START SUPPLIED MATERIAL
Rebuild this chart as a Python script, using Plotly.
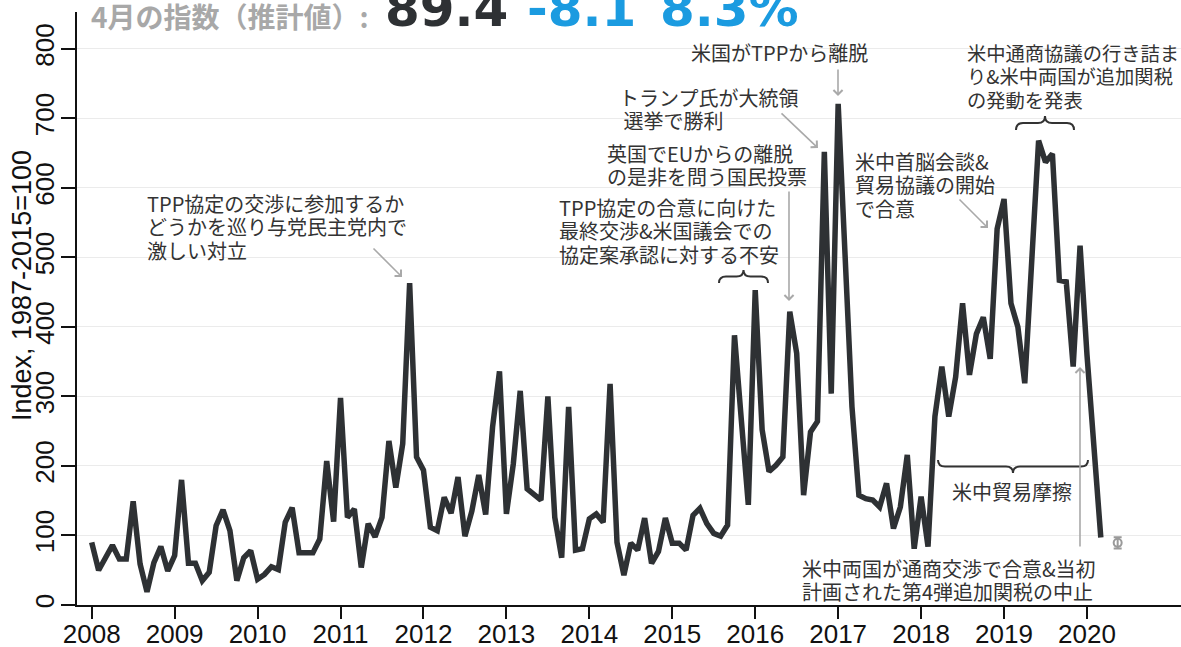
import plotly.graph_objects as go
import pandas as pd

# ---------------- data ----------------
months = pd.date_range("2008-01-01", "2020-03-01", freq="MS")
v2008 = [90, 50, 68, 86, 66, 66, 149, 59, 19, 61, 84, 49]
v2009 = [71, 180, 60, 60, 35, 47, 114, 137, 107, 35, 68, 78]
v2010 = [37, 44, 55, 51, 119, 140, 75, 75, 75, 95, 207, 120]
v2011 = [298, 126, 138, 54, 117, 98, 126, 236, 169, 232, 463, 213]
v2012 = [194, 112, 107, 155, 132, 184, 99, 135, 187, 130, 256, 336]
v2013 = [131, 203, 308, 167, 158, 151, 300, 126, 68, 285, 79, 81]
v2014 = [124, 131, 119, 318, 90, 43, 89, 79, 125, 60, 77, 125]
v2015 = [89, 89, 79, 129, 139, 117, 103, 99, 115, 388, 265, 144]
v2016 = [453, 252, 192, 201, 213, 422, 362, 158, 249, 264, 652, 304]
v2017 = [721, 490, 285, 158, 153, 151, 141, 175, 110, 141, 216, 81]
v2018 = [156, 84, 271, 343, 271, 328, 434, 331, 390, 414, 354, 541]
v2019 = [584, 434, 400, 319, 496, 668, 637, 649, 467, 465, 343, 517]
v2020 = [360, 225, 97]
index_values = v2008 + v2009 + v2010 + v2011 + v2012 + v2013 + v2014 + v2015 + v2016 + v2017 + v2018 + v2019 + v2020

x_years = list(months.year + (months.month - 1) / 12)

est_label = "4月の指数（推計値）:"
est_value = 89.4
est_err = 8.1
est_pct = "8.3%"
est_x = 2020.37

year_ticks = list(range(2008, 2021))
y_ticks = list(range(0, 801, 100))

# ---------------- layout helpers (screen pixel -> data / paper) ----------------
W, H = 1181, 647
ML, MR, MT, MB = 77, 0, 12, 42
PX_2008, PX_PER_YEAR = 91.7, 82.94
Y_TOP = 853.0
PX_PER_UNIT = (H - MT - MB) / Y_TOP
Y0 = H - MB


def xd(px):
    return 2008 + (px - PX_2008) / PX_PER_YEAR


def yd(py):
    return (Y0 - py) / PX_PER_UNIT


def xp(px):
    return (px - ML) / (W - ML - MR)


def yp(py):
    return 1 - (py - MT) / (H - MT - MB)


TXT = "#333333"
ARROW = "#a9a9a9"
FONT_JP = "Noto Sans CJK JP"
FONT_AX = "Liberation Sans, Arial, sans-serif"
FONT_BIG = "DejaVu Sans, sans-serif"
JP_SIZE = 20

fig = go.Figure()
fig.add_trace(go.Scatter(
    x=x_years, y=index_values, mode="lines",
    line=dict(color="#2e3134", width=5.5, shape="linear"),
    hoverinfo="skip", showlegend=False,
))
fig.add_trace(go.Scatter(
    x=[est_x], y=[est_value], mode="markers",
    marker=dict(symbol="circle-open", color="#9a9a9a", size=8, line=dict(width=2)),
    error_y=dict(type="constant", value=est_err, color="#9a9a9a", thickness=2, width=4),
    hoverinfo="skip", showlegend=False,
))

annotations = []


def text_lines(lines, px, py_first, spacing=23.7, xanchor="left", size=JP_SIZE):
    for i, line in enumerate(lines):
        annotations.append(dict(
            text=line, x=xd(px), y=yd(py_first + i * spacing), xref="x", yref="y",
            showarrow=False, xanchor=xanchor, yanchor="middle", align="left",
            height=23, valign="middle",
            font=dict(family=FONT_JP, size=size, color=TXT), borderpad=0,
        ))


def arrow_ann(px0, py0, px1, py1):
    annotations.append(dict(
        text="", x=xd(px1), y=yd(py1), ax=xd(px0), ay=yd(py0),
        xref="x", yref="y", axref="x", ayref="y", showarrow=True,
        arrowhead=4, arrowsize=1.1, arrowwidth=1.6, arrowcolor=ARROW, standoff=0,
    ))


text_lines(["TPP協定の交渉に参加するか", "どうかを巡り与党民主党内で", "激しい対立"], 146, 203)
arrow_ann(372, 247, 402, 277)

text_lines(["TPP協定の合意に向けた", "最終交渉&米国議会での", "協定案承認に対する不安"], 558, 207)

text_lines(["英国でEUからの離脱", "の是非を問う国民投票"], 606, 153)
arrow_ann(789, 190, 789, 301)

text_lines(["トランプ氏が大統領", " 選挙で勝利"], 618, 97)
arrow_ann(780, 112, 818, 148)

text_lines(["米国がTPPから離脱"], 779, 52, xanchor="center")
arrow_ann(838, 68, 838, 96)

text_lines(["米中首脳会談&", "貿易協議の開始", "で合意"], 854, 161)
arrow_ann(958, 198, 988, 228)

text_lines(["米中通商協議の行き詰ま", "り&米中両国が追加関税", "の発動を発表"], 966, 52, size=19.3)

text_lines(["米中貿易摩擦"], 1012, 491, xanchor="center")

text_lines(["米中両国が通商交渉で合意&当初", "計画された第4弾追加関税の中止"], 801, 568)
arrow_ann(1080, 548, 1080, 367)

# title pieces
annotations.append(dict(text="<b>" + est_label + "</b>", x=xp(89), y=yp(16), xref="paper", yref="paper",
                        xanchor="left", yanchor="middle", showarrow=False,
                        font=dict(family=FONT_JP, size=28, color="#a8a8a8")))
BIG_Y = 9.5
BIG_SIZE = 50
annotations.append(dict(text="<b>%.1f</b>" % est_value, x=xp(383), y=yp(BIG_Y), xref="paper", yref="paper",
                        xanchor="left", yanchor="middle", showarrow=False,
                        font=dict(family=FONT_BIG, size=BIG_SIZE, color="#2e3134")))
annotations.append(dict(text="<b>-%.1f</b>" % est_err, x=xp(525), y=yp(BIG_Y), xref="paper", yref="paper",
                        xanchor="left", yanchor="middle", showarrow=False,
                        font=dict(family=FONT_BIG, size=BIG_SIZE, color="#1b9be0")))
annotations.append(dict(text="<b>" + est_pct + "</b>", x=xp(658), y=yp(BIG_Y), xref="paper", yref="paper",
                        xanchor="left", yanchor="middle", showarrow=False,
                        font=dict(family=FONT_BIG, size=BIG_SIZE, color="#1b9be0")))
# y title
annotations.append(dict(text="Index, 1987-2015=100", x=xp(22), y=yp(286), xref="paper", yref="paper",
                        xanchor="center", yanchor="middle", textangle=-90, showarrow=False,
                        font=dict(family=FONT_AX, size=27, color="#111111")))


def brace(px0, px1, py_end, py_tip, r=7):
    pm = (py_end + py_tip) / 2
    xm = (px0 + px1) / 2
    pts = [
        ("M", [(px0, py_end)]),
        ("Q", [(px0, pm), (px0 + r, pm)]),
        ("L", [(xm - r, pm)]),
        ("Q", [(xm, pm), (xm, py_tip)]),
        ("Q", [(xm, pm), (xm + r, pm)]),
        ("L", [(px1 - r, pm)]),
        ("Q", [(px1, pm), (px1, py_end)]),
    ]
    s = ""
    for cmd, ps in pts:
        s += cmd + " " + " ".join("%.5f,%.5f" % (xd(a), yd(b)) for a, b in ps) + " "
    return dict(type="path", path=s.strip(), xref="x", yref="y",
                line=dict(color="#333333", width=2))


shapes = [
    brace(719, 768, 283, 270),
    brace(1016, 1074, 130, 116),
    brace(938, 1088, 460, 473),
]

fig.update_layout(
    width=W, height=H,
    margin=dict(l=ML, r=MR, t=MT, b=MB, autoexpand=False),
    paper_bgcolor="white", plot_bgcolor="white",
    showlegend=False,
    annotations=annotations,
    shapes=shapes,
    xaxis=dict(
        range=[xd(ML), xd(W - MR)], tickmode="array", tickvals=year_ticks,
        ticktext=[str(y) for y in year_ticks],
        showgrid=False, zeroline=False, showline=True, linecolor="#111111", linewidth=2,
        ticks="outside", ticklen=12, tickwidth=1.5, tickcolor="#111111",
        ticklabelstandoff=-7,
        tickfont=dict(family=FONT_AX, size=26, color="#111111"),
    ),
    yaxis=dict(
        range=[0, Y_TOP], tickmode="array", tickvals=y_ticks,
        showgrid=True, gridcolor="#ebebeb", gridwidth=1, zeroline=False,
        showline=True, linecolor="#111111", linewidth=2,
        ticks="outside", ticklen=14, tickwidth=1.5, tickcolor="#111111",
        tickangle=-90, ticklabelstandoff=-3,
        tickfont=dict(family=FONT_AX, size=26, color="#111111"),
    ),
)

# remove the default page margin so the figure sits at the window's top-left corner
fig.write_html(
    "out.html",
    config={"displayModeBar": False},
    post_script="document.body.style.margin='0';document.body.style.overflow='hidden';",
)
END SUPPLIED MATERIAL
START SUPPLIED MATERIAL
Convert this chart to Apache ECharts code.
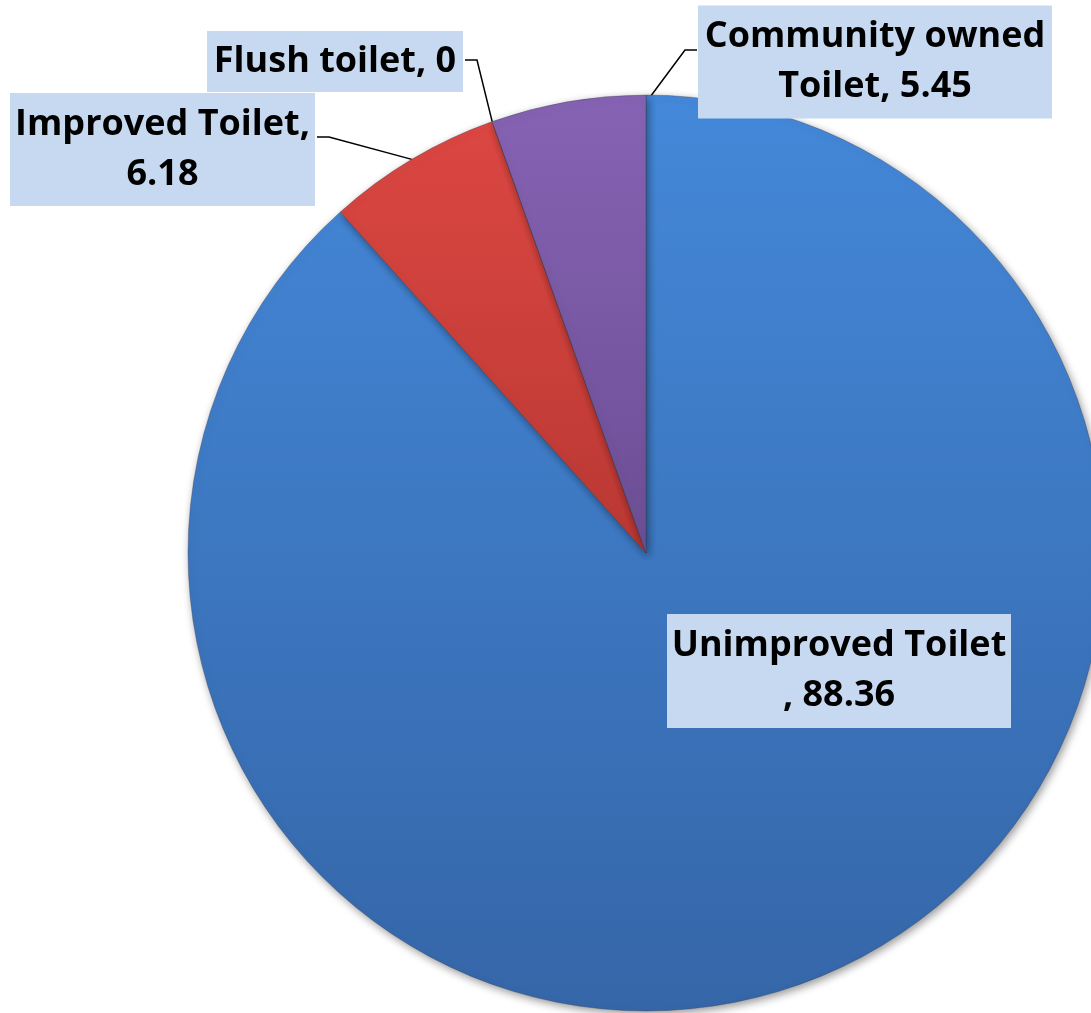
END SUPPLIED MATERIAL
START SUPPLIED MATERIAL
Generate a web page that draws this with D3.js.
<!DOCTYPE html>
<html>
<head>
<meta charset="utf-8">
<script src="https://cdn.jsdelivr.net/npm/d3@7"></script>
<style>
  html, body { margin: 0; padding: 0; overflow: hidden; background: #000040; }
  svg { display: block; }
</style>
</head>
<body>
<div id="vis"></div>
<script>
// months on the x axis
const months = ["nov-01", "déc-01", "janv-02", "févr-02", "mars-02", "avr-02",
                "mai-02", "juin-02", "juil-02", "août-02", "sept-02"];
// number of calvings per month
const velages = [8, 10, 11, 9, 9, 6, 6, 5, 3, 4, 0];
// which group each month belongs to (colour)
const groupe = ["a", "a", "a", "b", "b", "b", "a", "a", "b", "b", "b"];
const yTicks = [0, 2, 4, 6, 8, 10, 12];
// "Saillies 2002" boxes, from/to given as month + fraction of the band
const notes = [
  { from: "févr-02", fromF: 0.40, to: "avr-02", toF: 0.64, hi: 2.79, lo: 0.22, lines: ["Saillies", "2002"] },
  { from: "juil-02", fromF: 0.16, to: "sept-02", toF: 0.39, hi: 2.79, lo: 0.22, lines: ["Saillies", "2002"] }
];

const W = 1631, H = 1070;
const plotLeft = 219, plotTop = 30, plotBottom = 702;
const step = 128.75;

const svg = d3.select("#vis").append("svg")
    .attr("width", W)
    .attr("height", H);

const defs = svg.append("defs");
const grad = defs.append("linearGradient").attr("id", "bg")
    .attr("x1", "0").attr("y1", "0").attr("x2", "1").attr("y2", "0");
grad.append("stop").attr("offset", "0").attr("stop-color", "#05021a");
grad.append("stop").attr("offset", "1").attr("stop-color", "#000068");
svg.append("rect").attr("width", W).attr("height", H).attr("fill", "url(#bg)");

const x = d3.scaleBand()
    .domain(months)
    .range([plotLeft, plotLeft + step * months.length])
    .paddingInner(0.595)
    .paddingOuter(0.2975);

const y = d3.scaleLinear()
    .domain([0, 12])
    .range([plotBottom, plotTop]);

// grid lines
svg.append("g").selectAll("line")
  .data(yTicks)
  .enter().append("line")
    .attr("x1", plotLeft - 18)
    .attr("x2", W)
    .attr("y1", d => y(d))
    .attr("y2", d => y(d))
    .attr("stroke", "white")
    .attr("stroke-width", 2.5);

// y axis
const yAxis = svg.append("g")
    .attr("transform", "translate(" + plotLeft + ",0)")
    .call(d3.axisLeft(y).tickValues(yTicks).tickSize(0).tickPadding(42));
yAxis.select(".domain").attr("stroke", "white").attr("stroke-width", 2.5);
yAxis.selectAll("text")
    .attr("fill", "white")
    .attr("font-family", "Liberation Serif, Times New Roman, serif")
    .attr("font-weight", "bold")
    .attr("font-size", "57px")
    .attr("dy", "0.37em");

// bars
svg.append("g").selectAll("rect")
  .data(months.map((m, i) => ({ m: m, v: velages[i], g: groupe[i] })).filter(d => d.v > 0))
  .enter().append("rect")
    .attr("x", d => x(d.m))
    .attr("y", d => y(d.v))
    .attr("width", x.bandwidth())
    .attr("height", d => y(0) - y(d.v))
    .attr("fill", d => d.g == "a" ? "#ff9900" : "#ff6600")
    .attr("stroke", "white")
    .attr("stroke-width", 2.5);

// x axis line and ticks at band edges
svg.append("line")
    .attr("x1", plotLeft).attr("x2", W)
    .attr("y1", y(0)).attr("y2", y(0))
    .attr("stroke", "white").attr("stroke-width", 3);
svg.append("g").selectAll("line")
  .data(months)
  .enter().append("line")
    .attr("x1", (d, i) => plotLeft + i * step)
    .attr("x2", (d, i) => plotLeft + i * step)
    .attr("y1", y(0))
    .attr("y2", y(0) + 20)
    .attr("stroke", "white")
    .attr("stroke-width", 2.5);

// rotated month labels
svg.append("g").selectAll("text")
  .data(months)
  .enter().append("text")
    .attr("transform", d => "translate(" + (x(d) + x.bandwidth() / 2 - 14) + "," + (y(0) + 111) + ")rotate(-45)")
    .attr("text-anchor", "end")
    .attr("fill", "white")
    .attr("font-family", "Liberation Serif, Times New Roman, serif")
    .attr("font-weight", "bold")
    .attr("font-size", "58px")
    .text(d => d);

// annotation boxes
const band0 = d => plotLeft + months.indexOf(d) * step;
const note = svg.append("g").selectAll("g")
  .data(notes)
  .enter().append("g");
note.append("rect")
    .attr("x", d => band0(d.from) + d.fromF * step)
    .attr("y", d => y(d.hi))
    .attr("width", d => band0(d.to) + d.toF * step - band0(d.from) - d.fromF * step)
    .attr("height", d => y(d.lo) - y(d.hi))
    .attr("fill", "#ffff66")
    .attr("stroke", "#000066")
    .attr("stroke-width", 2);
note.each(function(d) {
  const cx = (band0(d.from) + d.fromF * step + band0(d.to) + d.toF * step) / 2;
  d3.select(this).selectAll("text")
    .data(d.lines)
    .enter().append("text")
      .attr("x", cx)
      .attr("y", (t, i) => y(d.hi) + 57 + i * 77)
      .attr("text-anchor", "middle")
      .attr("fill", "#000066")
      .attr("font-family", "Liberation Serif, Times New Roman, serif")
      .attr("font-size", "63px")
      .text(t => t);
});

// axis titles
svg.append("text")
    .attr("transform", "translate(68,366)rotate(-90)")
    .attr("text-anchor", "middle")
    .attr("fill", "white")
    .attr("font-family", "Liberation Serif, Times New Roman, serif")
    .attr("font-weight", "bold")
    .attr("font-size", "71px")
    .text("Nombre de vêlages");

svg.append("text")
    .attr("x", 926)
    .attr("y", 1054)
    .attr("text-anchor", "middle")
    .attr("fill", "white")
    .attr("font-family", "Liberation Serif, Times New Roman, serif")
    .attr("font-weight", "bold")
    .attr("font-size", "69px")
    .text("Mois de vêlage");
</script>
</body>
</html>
END SUPPLIED MATERIAL
### [REQUIREMENT]
All lines above from the one containing "Rebuild this chart" through the one containing "import pandas as pd" are to be quoted exactly, and only those; pictures are left out.

### [OUTPUT]
Rebuild this chart as a Python script, using Plotly.
import plotly.graph_objects as go
import pandas as pd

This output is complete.